(Entries with chart source code)
- - - - - - -

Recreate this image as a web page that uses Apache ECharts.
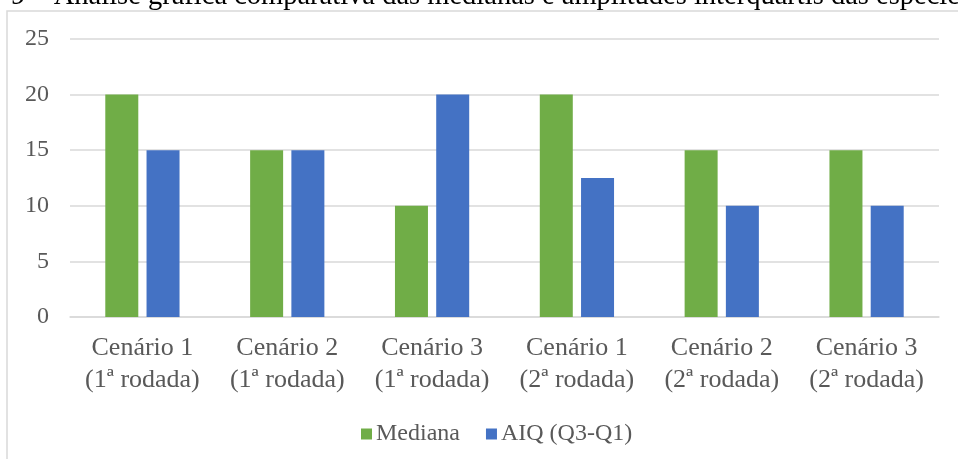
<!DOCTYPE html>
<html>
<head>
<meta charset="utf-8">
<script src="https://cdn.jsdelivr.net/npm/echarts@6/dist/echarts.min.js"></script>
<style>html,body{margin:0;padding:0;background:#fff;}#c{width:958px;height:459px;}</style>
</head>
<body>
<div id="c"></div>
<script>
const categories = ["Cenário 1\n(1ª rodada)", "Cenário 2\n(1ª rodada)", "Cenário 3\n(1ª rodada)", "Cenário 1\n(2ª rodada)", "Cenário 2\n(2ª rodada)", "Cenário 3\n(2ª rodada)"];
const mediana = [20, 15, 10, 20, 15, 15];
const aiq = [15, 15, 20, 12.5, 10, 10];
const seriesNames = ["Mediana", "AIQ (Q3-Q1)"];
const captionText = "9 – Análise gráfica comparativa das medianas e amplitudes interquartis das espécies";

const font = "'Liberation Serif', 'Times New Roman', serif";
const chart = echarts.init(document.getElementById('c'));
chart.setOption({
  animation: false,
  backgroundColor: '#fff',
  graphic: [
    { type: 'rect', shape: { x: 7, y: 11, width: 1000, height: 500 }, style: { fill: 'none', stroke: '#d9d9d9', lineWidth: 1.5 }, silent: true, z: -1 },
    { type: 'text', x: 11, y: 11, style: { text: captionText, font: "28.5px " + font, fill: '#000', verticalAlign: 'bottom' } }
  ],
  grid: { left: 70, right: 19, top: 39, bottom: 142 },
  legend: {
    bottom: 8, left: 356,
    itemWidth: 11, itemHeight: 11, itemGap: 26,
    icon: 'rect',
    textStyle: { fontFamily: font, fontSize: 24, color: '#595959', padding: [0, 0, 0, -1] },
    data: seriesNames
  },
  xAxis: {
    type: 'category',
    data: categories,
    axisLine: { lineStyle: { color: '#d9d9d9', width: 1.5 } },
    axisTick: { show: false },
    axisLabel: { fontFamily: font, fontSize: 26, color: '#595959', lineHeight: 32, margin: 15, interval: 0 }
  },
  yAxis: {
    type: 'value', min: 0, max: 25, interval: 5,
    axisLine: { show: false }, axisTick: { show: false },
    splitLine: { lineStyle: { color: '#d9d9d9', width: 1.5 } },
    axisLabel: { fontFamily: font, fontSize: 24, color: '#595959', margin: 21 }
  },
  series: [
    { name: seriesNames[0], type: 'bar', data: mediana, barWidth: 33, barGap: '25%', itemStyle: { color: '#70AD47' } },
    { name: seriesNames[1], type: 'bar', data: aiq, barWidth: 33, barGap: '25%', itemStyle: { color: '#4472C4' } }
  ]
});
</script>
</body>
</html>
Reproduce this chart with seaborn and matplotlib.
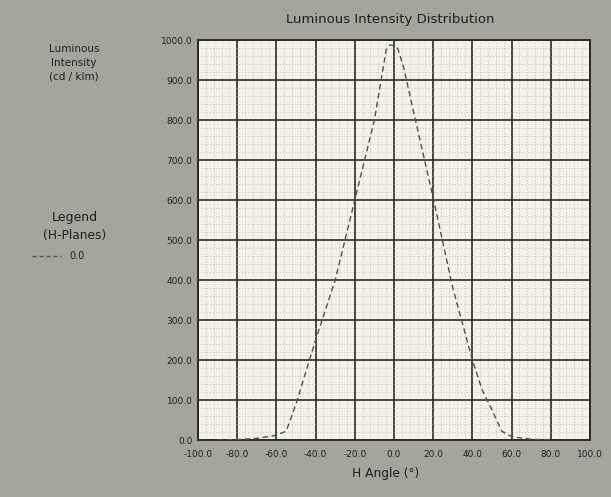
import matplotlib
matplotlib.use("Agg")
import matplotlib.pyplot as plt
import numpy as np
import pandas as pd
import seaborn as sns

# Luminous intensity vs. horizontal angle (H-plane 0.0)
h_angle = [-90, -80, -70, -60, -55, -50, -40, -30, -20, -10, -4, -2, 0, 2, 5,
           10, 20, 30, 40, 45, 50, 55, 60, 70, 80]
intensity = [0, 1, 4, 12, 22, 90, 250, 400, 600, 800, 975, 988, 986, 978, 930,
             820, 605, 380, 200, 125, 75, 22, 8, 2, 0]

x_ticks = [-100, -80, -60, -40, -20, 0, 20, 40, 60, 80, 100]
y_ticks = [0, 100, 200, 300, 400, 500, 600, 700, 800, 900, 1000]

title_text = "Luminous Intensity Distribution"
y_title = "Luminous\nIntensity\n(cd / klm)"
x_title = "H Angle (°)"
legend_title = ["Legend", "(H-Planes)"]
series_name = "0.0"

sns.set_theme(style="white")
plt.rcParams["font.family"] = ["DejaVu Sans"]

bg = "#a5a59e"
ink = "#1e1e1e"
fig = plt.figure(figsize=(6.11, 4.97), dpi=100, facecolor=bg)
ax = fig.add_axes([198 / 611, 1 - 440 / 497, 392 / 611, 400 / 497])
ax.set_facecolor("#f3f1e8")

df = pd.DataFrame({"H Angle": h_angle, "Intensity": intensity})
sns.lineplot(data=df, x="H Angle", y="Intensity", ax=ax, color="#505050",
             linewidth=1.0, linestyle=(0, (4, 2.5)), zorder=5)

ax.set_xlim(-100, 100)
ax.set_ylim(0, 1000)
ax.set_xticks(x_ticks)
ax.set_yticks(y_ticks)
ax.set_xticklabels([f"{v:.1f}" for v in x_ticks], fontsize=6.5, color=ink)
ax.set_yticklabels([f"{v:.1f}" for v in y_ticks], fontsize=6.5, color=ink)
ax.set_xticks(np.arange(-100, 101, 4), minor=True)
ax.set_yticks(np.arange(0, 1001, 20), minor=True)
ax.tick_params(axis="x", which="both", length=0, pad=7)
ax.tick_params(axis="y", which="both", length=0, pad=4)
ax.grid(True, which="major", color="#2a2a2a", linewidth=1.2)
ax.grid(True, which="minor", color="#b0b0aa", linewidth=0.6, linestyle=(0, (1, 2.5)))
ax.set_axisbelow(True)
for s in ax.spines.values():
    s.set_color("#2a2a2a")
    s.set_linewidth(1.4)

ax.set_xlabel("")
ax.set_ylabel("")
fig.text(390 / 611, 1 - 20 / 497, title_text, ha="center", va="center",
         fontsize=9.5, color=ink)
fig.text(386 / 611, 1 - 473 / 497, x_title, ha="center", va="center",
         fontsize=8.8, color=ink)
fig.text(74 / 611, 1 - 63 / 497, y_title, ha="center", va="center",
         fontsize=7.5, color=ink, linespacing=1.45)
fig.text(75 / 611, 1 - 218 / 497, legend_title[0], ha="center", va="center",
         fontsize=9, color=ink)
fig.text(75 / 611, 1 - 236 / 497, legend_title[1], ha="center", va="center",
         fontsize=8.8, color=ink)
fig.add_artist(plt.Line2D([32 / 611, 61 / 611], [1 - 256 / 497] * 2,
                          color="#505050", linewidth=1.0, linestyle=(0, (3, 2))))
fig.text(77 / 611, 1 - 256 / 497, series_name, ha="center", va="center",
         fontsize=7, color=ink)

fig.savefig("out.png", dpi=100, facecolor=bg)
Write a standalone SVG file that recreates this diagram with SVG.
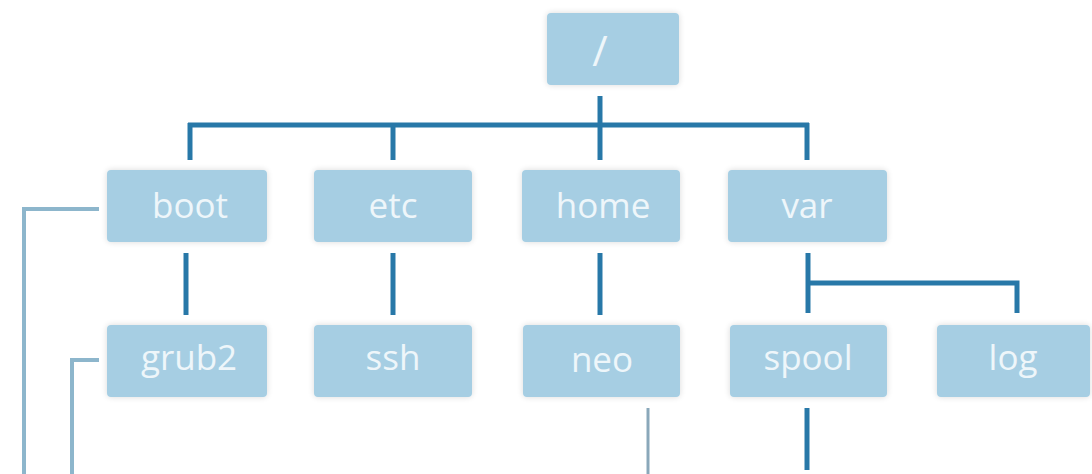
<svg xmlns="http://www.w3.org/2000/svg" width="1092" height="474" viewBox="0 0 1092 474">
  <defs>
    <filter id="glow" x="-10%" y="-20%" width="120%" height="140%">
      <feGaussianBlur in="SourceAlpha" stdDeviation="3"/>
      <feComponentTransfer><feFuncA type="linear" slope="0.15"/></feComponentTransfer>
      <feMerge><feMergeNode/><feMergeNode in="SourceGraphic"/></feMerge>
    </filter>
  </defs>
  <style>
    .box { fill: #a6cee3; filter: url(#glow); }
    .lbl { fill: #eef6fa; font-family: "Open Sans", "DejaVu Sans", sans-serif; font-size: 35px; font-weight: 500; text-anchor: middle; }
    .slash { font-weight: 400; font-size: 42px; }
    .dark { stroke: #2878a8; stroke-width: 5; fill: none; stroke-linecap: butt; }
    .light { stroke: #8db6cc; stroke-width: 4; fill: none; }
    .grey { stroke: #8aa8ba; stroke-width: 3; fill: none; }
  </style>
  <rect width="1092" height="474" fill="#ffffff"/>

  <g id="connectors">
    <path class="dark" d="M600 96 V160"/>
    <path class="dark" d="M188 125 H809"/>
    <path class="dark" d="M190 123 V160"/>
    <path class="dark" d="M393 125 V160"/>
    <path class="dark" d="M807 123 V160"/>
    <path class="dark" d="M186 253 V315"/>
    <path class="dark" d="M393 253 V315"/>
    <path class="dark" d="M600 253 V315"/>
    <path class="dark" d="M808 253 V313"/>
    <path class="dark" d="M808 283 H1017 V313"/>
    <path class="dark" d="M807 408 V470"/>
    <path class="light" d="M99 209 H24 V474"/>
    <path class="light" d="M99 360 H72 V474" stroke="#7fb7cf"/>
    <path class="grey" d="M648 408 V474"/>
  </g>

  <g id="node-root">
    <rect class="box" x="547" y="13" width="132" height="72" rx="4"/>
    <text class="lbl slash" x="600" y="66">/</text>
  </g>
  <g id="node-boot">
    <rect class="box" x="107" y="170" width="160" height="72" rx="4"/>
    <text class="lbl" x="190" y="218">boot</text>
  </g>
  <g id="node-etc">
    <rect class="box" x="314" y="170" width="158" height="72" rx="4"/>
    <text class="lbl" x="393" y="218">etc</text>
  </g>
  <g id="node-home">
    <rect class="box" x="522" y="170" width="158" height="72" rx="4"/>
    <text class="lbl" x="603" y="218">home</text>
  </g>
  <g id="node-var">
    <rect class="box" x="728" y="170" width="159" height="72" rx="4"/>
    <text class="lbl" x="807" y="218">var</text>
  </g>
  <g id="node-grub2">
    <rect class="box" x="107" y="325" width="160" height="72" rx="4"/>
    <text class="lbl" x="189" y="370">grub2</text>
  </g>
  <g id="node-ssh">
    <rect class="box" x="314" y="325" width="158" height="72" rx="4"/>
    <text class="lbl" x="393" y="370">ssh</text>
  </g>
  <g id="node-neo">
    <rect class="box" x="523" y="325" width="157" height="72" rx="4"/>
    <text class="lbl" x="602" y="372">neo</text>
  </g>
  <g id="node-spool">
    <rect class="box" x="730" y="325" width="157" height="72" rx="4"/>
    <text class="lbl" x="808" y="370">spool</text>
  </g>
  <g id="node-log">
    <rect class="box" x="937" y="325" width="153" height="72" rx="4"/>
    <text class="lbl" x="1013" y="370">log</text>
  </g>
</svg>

- - - - - - -

- Objective:
Leave the pictures out and copy exactly the lines from the one with "Reproduce this chart" to the one with "import seaborn as sns", both included.

- Reply to the task:
Reproduce this chart with seaborn and matplotlib.
import matplotlib
matplotlib.use("Agg")
import matplotlib.pyplot as plt
import numpy as np
import pandas as pd
import seaborn as sns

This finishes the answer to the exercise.